European shag on Isle of May Photo: Mark Newell

European shags on the Isle of May  Pictures: Mark Newell

European shags on Isle of May Photo: Mark Newell

Extreme storms on the east coast of Scotland are hitting the survival chances of threatened seabirds who do not migrate for the winter, according to research by the University of Aberdeen and the UK Centre for Ecology & Hydrology (UKCEH).

Climate change is predicted to cause increased frequency and intensity of extreme weather events such as droughts, floods or storms, which can cause mass mortality and threaten wild populations. But little is known about how such extreme events might also drive evolution of characteristics that could save populations.

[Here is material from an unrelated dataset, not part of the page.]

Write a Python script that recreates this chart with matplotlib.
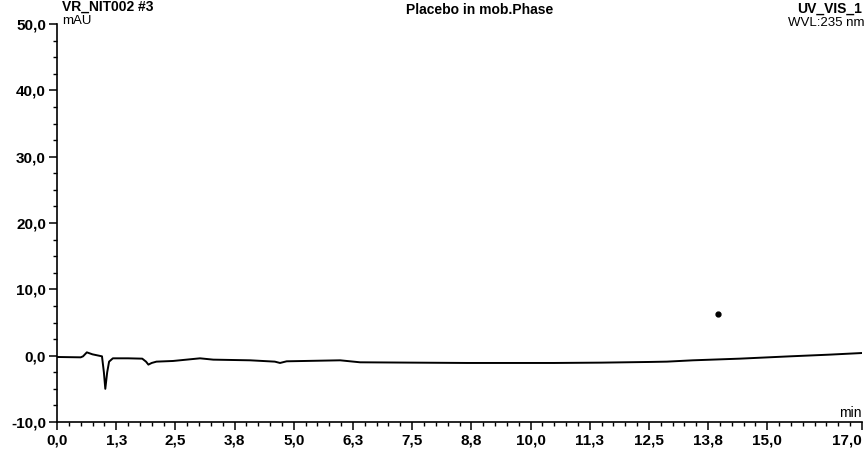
import matplotlib
matplotlib.use("Agg")
import matplotlib.pyplot as plt
from matplotlib.ticker import FixedLocator, MultipleLocator

# Chromatogram trace (retention time in min, signal in mAU)
time_min = [0.0, 0.5, 0.55, 0.63, 0.75, 0.95, 0.99, 1.02, 1.06, 1.1, 1.18, 1.5, 1.8,
            1.88, 1.93, 2.0, 2.1, 2.45, 3.02, 3.3, 4.08, 4.6, 4.71, 4.85, 5.98,
            6.4, 7.5, 8.66, 9.5, 10.5, 11.5, 12.5, 12.88, 13.43, 14.42, 15.48, 16.3, 17.0]
signal_mau = [-0.2, -0.25, -0.1, 0.5, 0.2, -0.1, -2.5, -5.0, -2.5, -0.9, -0.4, -0.4, -0.45,
              -0.9, -1.35, -1.1, -0.9, -0.8, -0.4, -0.6, -0.7, -0.9, -1.1, -0.85, -0.7,
              -1.0, -1.05, -1.1, -1.1, -1.1, -1.05, -0.95, -0.9, -0.7, -0.45, -0.1, 0.15, 0.4]

# Stray dot
dot_t = [13.96]
dot_y = [6.3]

x_tick_vals = [0.0, 1.25, 2.5, 3.75, 5.0, 6.25, 7.5, 8.75, 10.0, 11.25, 12.5, 13.75, 15.0, 17.0]
x_tick_labels = ["0,0", "1,3", "2,5", "3,8", "5,0", "6,3", "7,5", "8,8", "10,0",
                 "11,3", "12,5", "13,8", "15,0", "17,0"]
y_tick_vals = [-10, 0, 10, 20, 30, 40, 50]
y_tick_labels = ["-10,0", "0,0", "10,0", "20,0", "30,0", "40,0", "50,0"]

plt.rcParams['font.family'] = ['Liberation Sans', 'DejaVu Sans']

fig = plt.figure(figsize=(8.65, 4.58), dpi=100)
ax = fig.add_axes([57/865, 1 - 422/458, (862 - 57)/865, (422 - 24)/458])

ax.plot(time_min, signal_mau, color='black', lw=1.4, solid_joinstyle='round')
ax.plot(dot_t, dot_y, 'o', color='black', ms=3.5)

ax.set_xlim(0, 17)
ax.set_ylim(-10, 50)
for s in ['top', 'right']:
    ax.spines[s].set_visible(False)
for s in ['left', 'bottom']:
    ax.spines[s].set_linewidth(1.2)

ax.xaxis.set_major_locator(FixedLocator(x_tick_vals))
ax.set_xticklabels(x_tick_labels)
ax.xaxis.set_minor_locator(MultipleLocator(0.25))
ax.yaxis.set_major_locator(FixedLocator(y_tick_vals))
ax.set_yticklabels(y_tick_labels)
ax.yaxis.set_minor_locator(MultipleLocator(2.5))

ax.tick_params(which='major', length=6, width=1.1, labelsize=11, pad=2)
ax.tick_params(which='minor', length=3, width=1.0)
for lab in ax.get_xticklabels() + ax.get_yticklabels():
    lab.set_fontweight('bold')
ax.get_xticklabels()[-1].set_horizontalalignment('right')

fig.text(62/865, 1 - 0/458, "VR_NIT002 #3", ha='left', va='top', fontsize=10, fontweight='bold')
fig.text(62/865, 1 - 15/458, "mAU", ha='left', va='top', fontsize=9.5)
fig.text(480/865, 1 - 3/458, "Placebo in mob.Phase", ha='center', va='top', fontsize=10, fontweight='bold')
fig.text(862/865, 1 - 2/458, "UV_VIS_1", ha='right', va='top', fontsize=10, fontweight='bold')
fig.text(864/865, 1 - 17/458, "WVL:235 nm", ha='right', va='top', fontsize=9.5)
fig.text(862/865, 1 - 420/458, "min", ha='right', va='bottom', fontsize=10)

fig.savefig("out.png", dpi=100)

Researchers investigated impacts of extreme winter storms on mortality of winter migrants versus full-year residents in an important Scottish population of European shags, in a study funded by the Natural Environment Research Council. They found the mortality rate within the group of residents, who spend all year on the Isle of May National Nature Reserve, was around 20 per cent greater than the mortality rate within the migrant group, who breed on the Isle of May but spend the winter further north.

The researchers used data from shags marked with colour rings on the Isle of May, where the research group led by Dr Francis Daunt at UKCEH is monitoring seabird colonies. Throughout 2009–2018, these birds have been seen repeatedly during regular surveys along the eastern coast of Scotland and northern England. Fieldworkers and volunteer ‘citizen scientists’ have collected about 50,000 observations from more than 2,500 individuals, providing precious information on survival and location of individual shags.

Lead author Dr Paul Acker was a researcher at the University of Aberdeen’s School of Biological Sciences when carrying out the research, which has been published in the Journal of Animal Ecology. He says: “Our study provides a rare example of very strong natural selection occurring during extreme climatic events. Such selection could lead to evolution towards more migration in the population.

“If winter migration or residence is inherited by offspring, then Darwin’s theory of evolution by natural selection predicts that the frequency of migration in the population could increase, allowing the population to better cope with extreme climatic events. This possibility will be investigated by future work.”

Dr Daunt adds: “Extreme climatic events can have dramatic consequences on wild populations, including high mortality. They can put populations at great threat of extinction, and have caused marked declines in European shags on the Isle of May. There is considerable concern that extreme events will become more frequent and severe, but our research suggests that natural selection might eventually rescue populations from some of their effects.”

Further information

Acker et al. 2020. Strong survival selection on seasonal migration versus residence induced by extreme climatic events. Journal of Animal Ecology. DOI: 10.1111/1365-2656.13410. UKCEH co-authors on the paper were Francis Daunt, Sarah Wanless, Sarah Burthe, Mark Newell, Mike Harris and Carrie Gunn.

It is very common among animal species to find migrants and residents in the same population. In one year studied, mortality rate was around 50 per cent in migrants versus 70 per cent in residents, and 20 per cent in migrants versus 40 per cent in residents in another year. In typical years, mortality is around 10 per cent in both groups of European shags on the Isle of May.